# INFORMATION SUPPLIED start
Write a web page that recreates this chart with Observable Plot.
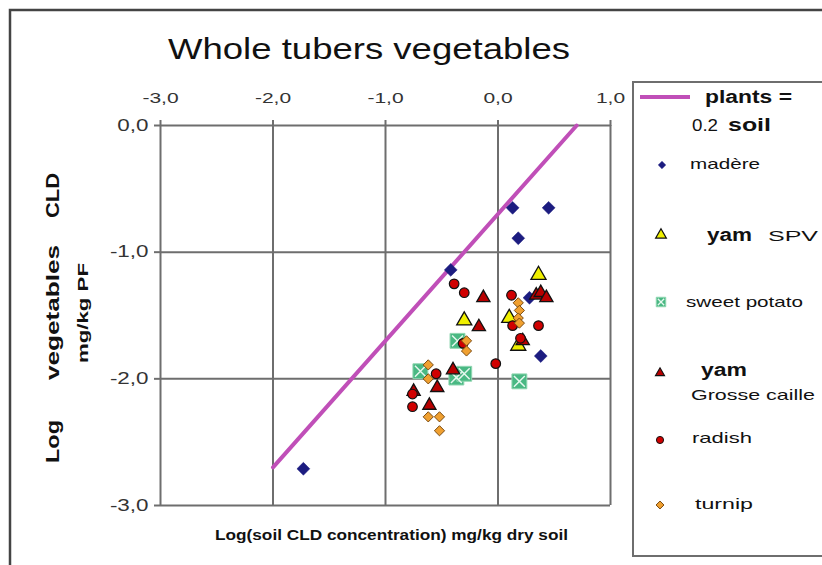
<!DOCTYPE html>
<html><head><meta charset="utf-8">
<script src="https://cdn.jsdelivr.net/npm/d3@7"></script>
<script src="https://cdn.jsdelivr.net/npm/@observablehq/plot@0.6"></script>
<style>body{margin:0;background:#fff;} svg{display:block;}</style>
</head><body><div id="chart"></div>
<script>
// ---- data (log10 soil CLD, log10 vegetable CLD) ----
const xTicks = [-3, -2, -1, 0, 1];
const yTicks = [0, -1, -2, -3];

const madereX = [0.13, 0.45, 0.18, -0.42, 0.28, 0.38, -1.73];
const madereY = [-0.65, -0.65, -0.89, -1.14, -1.36, -1.82, -2.71];

const yamSpvX = [0.36, -0.30, 0.10, 0.18];
const yamSpvY = [-1.18, -1.54, -1.52, -1.74];

const sweetPotatoX = [-0.69, -0.37, -0.30, -0.36, 0.19];
const sweetPotatoY = [-1.94, -1.99, -1.96, -1.70, -2.02];

const yamGcX = [-0.13, -0.17, -0.40, -0.54, -0.61, -0.75, 0.34, 0.38, 0.43, 0.22];
const yamGcY = [-1.36, -1.59, -1.93, -2.07, -2.21, -2.10, -1.34, -1.32, -1.36, -1.70];

const radishX = [-0.39, -0.30, 0.12, 0.36, -0.02, -0.31, -0.55, -0.76, -0.76, 0.13, 0.20];
const radishY = [-1.25, -1.32, -1.34, -1.58, -1.88, -1.72, -1.96, -2.12, -2.22, -1.58, -1.68];

const turnipX = [-0.62, -0.62, -0.62, -0.52, -0.52, -0.28, -0.28, 0.18, 0.19, 0.18, 0.19];
const turnipY = [-1.89, -2.00, -2.30, -2.30, -2.41, -1.78, -1.70, -1.40, -1.46, -1.52, -1.56];

// reference line: plants = 0.2 soil  (log plant = log 0.2 + log soil)
const ratio = 0.2;
const lineSoil = [-2.0, -Math.log10(ratio)];

// ---- build ----
const toRows = (xs, ys) => xs.map((x, i) => ({x, y: ys[i]}));
const madere = toRows(madereX, madereY);
const yamSpv = toRows(yamSpvX, yamSpvY);
const sweetPotato = toRows(sweetPotatoX, sweetPotatoY);
const yamGc = toRows(yamGcX, yamGcY);
const radish = toRows(radishX, radishY);
const turnip = toRows(turnipX, turnipY);
const lineRows = lineSoil.map(x => ({x, y: x + Math.log10(ratio)}));

const fmt = d => d.toFixed(1).replace(".", ",");
const FONT = "'Liberation Sans', Arial, sans-serif";
const GRID = "#6e6e6e";

const svg = Plot.plot({
  width: 822, height: 565,
  marginLeft: 160, marginRight: 212, marginTop: 125, marginBottom: 60,
  style: {fontFamily: FONT, fontSize: "15px", color: "#333", background: "#fff"},
  x: {domain: [-3, 1]},
  y: {domain: [-3, 0]},
  marks: [
    Plot.ruleX(xTicks, {stroke: GRID, strokeWidth: 2}),
    Plot.ruleY(yTicks, {stroke: GRID, strokeWidth: 2}),
    Plot.axisX({anchor: "top", ticks: xTicks, tickFormat: fmt, tickSize: 6, tickPadding: 17, label: null, stroke: GRID, strokeWidth: 2, fontSize: 15}),
    Plot.axisY({anchor: "left", ticks: yTicks, tickFormat: fmt, tickSize: 6, tickPadding: 6, label: null, stroke: GRID, strokeWidth: 2, fontSize: 16}),
    Plot.line(lineRows, {x: "x", y: "y", stroke: "#c04fb8", strokeWidth: 4}),
    Plot.dot(sweetPotato, {x: "x", y: "y", symbol: "square", r: 8.4, fill: "#49b883", stroke: "#8fd6b0", strokeWidth: 1}),
    Plot.dot(sweetPotato, {x: "x", y: "y", symbol: "times", r: 5, fill: "none", stroke: "#e6f7ee", strokeWidth: 1.5}),
    Plot.dot(madere, {x: "x", y: "y", symbol: "diamond2", r: 5.8, fill: "#1c1c80", stroke: "#1c1c80", strokeWidth: 0.5}),
    Plot.dot(yamSpv, {x: "x", y: "y", symbol: "triangle", r: 5.6, fill: "#f0f000", stroke: "#111", strokeWidth: 1.3}),
    Plot.dot(yamGc, {x: "x", y: "y", symbol: "triangle", r: 4.9, fill: "#b80000", stroke: "#111", strokeWidth: 1.3}),
    Plot.dot(radish, {x: "x", y: "y", symbol: "circle", r: 4.8, fill: "#d00000", stroke: "#111", strokeWidth: 1.2}),
    Plot.dot(turnip, {x: "x", y: "y", symbol: "diamond2", r: 4.6, fill: "#f0a030", stroke: "#7a4a10", strokeWidth: 1})
  ]
});
document.getElementById("chart").appendChild(svg);

const s = d3.select(svg);
s.selectAll("text").attr("fill", null);

// stretch axis tick labels horizontally (reference is a widened image)
s.selectAll("g[aria-label='x-axis tick label'] text, g[aria-label='y-axis tick label'] text").each(function() {
  const w = this.getComputedTextLength();
  d3.select(this).attr("textLength", w * 1.4).attr("lengthAdjust", "spacingAndGlyphs");
});

// outer frame
s.append("rect").attr("x", 10).attr("y", 10).attr("width", 840).attr("height", 600)
  .attr("fill", "none").attr("stroke", "#444").attr("stroke-width", 2.5);

const txt = (x, y, str, size, bold, len) => {
  const t = s.append("text").attr("x", x).attr("y", y).text(str)
    .attr("font-family", FONT).attr("font-size", size).attr("fill", "#111")
    .attr("text-anchor", "start")
    .attr("font-weight", bold ? "bold" : "normal");
  if (len) t.attr("textLength", len).attr("lengthAdjust", "spacingAndGlyphs");
  return t;
};

// title
txt(168, 59, "Whole tubers vegetables", 30, false, 402);
// x axis title
txt(215, 540, "Log(soil CLD concentration) mg/kg dry soil", 15, true, 353);
// y axis title (rotated)
const rot = (x, y, str, size, len) => s.append("text")
  .attr("transform", `translate(${x},${y}) rotate(-90)`).text(str)
  .attr("text-anchor", "start")
  .attr("font-family", FONT).attr("font-size", size).attr("font-weight", "bold").attr("fill", "#111")
  .attr("textLength", len).attr("lengthAdjust", "spacingAndGlyphs");
rot(59, 463, "Log", 19, 43);
rot(59, 380, "vegetables", 19, 135);
rot(59, 218, "CLD", 19, 45);
rot(88, 363, "mg/kg PF", 15, 100);

// legend
s.append("rect").attr("x", 633).attr("y", 82).attr("width", 220).attr("height", 474)
  .attr("fill", "#fff").attr("stroke", GRID).attr("stroke-width", 2);
s.append("line").attr("x1", 640).attr("x2", 690).attr("y1", 97).attr("y2", 97)
  .attr("stroke", "#c04fb8").attr("stroke-width", 4);
txt(705, 103, "plants =", 18, true, 87);
txt(692, 131, "0.2", 16, false, 26);
txt(728, 131, "soil", 18, true, 43);

const sym = (type, x, y, size, fill, stroke, sw) => s.append("path")
  .attr("d", d3.symbol(type, size)()).attr("transform", `translate(${x},${y})`)
  .attr("fill", fill).attr("stroke", stroke).attr("stroke-width", sw);

sym(d3.symbolDiamond2, 662, 165, 36, "#1c1c80", "#1c1c80", 0.5);
txt(690, 169, "madère", 15, false, 70);

sym(d3.symbolTriangle, 661, 235, 50, "#f0f000", "#111", 1.2);
txt(707, 241, "yam", 18, true, 45);
txt(768, 241, "SPV", 15, false, 50);

sym(d3.symbolSquare, 661, 302, 90, "#49b883", "#8fd6b0", 1);
sym(d3.symbolTimes, 661, 302, 28, "none", "#e6f7ee", 1.3);
txt(686, 307, "sweet potato", 15, false, 117);

sym(d3.symbolTriangle, 660, 373, 36, "#b80000", "#111", 1.1);
txt(701, 376, "yam", 18, true, 46);
txt(691, 400, "Grosse caille", 15, false, 124);

sym(d3.symbolCircle, 660, 440, 40, "#d00000", "#111", 1);
txt(692, 443, "radish", 15, false, 60);

sym(d3.symbolDiamond2, 660, 505, 40, "#f0a030", "#7a4a10", 1);
txt(695, 509, "turnip", 15, false, 58);
</script>
</body></html>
# INFORMATION SUPPLIED end
* _REQUIRED WORK_: Return only the lines running from the top of the data to the line that holds "-1.46, -1.52, -1.56];". Include both of those lines, but skip the pictures.

* _RESPONSE BELOW_:
Write a web page that recreates this chart with Observable Plot.
<!DOCTYPE html>
<html><head><meta charset="utf-8">
<script src="https://cdn.jsdelivr.net/npm/d3@7"></script>
<script src="https://cdn.jsdelivr.net/npm/@observablehq/plot@0.6"></script>
<style>body{margin:0;background:#fff;} svg{display:block;}</style>
</head><body><div id="chart"></div>
<script>
// ---- data (log10 soil CLD, log10 vegetable CLD) ----
const xTicks = [-3, -2, -1, 0, 1];
const yTicks = [0, -1, -2, -3];

const madereX = [0.13, 0.45, 0.18, -0.42, 0.28, 0.38, -1.73];
const madereY = [-0.65, -0.65, -0.89, -1.14, -1.36, -1.82, -2.71];

const yamSpvX = [0.36, -0.30, 0.10, 0.18];
const yamSpvY = [-1.18, -1.54, -1.52, -1.74];

const sweetPotatoX = [-0.69, -0.37, -0.30, -0.36, 0.19];
const sweetPotatoY = [-1.94, -1.99, -1.96, -1.70, -2.02];

const yamGcX = [-0.13, -0.17, -0.40, -0.54, -0.61, -0.75, 0.34, 0.38, 0.43, 0.22];
const yamGcY = [-1.36, -1.59, -1.93, -2.07, -2.21, -2.10, -1.34, -1.32, -1.36, -1.70];

const radishX = [-0.39, -0.30, 0.12, 0.36, -0.02, -0.31, -0.55, -0.76, -0.76, 0.13, 0.20];
const radishY = [-1.25, -1.32, -1.34, -1.58, -1.88, -1.72, -1.96, -2.12, -2.22, -1.58, -1.68];

const turnipX = [-0.62, -0.62, -0.62, -0.52, -0.52, -0.28, -0.28, 0.18, 0.19, 0.18, 0.19];
const turnipY = [-1.89, -2.00, -2.30, -2.30, -2.41, -1.78, -1.70, -1.40, -1.46, -1.52, -1.56];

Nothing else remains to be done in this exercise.